Ebenfalls im Juni richtete eine maltesische NGO für Frauenrechte im Namen von 188 Personen im gebärfähigen Alter eine Petition an die Behörden und forderte die Legalisierung von Schwangerschaftsabbrüchen. Die Petition, nach maltesischem Recht ein "gerichtlicher Protest", dokumentierte die diskriminierenden Aspekte des Abtreibungsverbots und dessen vielfältige Auswirkungen auf die Gesundheit und die Würde derjenigen, die einen Schwangerschaftsabbruch hinter sich haben oder einen solchen benötigen.

Rechte von Flüchtlingen und Migrant*innen

Bis zum Jahresende trafen 450 Flüchtlinge und Migrant*innen auf dem Seeweg in Malta ein.

Die Behörden verfolgten nach wie vor eine tödliche Abschreckungspolitik, indem sie Notrufe von Flüchtlingen und Migrant*innen auf See ignorierten oder nur schleppend darauf reagierten.

Im September 2022 starb ein vierjähriges syrisches Mädchen an Bord eines Fischerboots an Dehydrierung. Das Boot hatte tagelang im maltesischen Such- und Rettungsbereich getrieben, bevor die maltesischen Streitkräfte die Rettung koordinierten. Der Bericht der Menschenrechtskommissarin des Europarats vom Oktober 2021, der im Februar 2022 veröffentlicht wurde, forderte die Regierung auf, wirksame Such- und Rettungsaktionen zu gewährleisten. Zudem forderte die Kommissarin die Zusammenarbeit mit Libyen bei der Migrationskontrolle zu beenden, da sie Abschiebungen von Menschen nach Libyen zur Folge habe, wo sie Folter und anderen Menschenrechtsverletzungen ausgesetzt seien. Die Kommissarin empfahl Malta auch, Kinder und schutzbedürftige erwachsene Flüchtlinge und Migrant*innen nicht zu inhaftieren und allen willkürlichen Inhaftierungen ein Ende zu setzen. Die maltesische Regierung inhaftierte weiter willkürlich Asylsuchende, darunter auch unbegleitete Minderjährige, über die rechtlich zulässigen Zeiträume hinaus und ohne angemessenen Zugang zu Rechtsmitteln. Einige unbegleitete Minderjährige wurden bei ihrer Ankunft zusammen mit Erwachsenen festgehalten. Im Januar 2022 kamen drei Männer und drei Minderjährige nach einem Gerichtsbeschluss aus dem Haftlager Safi frei. Nach einem entsprechenden Antrag vor dem Berufungsgremium für Einwanderung (Immigration Appeal Board) wurden im März drei asylsuchende Jugendliche aus Bangladesch aus dem Haftlager Safi in separate Einrichtungen für unbegleitete Minderjährige verlegt, die sich in einem offenen Zentrum befanden. Zuvor waren sie fast drei Monate lang zusammen mit Erwachsenen inhaftiert gewesen.

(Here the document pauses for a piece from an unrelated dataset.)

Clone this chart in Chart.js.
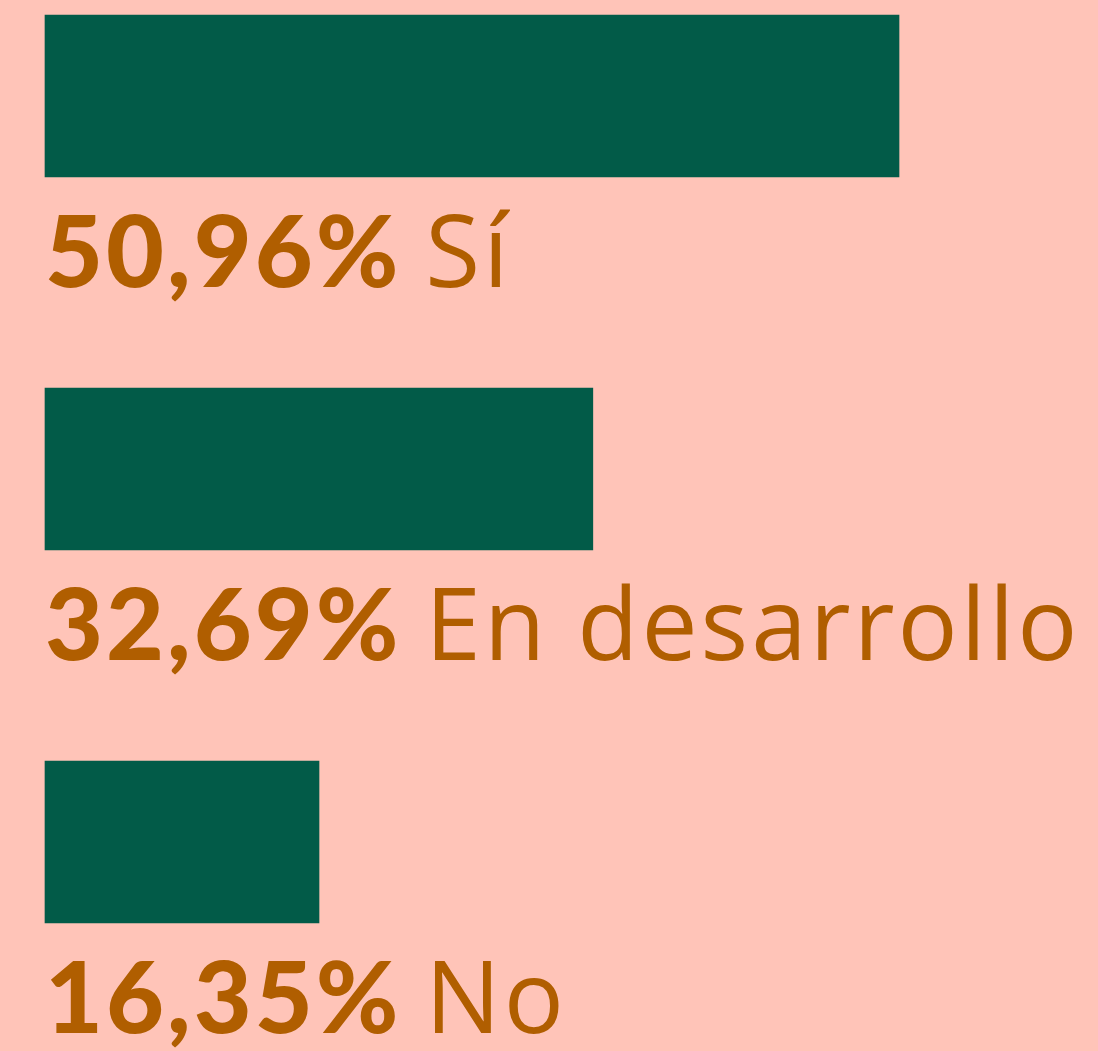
<!DOCTYPE html>
<html>
<head>
<meta charset="utf-8">
<script src="https://cdn.jsdelivr.net/npm/chart.js@4"></script>
<style>
  html, body { margin: 0; padding: 0; background: #ffc4b8; }
  #wrap { width: 1098px; height: 1051px; position: relative; }
</style>
</head>
<body>
<div id="wrap"><canvas id="chart"></canvas></div>
<script>
const categories = ['Sí', 'En desarrollo', 'No'];
const percentages = [50.96, 32.69, 16.35];
const valueLabels = ['50,96%', '32,69%', '16,35%'];

// draws "xx,xx% label" under each bar
const labelsBelow = {
    id: 'labelsBelow',
    afterDatasetsDraw(chart) {
        const ctx = chart.ctx;
        const meta = chart.getDatasetMeta(0);
        ctx.save();
        ctx.fillStyle = '#b05e00';
        ctx.textBaseline = 'alphabetic';
        meta.data.forEach((bar, i) => {
            const x = bar.base;
            const y = bar.y + bar.height / 2 + 110;
            ctx.font = '900 100px Lato';
            ctx.letterSpacing = '3px';
            ctx.fillText(valueLabels[i], x, y);
            const w = ctx.measureText(valueLabels[i]).width;
            ctx.font = '400 100px "Open Sans"';
            ctx.letterSpacing = '3px';
            ctx.fillText(categories[i], x + w + 24, y);
        });
        ctx.restore();
    }
};

const ctx = document.getElementById('chart');
new Chart(ctx, {
    type: 'bar',
    data: {
        labels: categories,
        datasets: [{
            data: percentages,
            backgroundColor: '#025b48',
            barThickness: 162,
            clip: false
        }]
    },
    options: {
        indexAxis: 'y',
        responsive: true,
        maintainAspectRatio: false,
        animation: false,
        layout: { padding: { left: 45, right: 47.5, top: 96, bottom: 209 } },
        scales: {
            x: { display: false, min: 0, max: 60 },
            y: { display: false, offset: false }
        },
        plugins: {
            legend: { display: false },
            tooltip: { enabled: false }
        }
    },
    plugins: [labelsBelow]
});
</script>
</body>
</html>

Die drei als "El Hiblu 3" bekannten Asylsuchenden, die sich 2019 ihrer rechtswidrigen Abschiebung nach Libyen widersetzt hatten, warteten nach wie vor auf die Entscheidung, ob der Fall vor Gericht kommen soll. Die richterliche Untersuchung zu dem Fall, die sich lange hingezogen hatte, wurde im November abgeschlossen. Wegen Vorwürfen, die u. a. auf der Grundlage von Antiterrorgesetzen gegen sie erhoben wurden, drohen ihnen bei einer Verurteilung lebenslange Haftstrafen.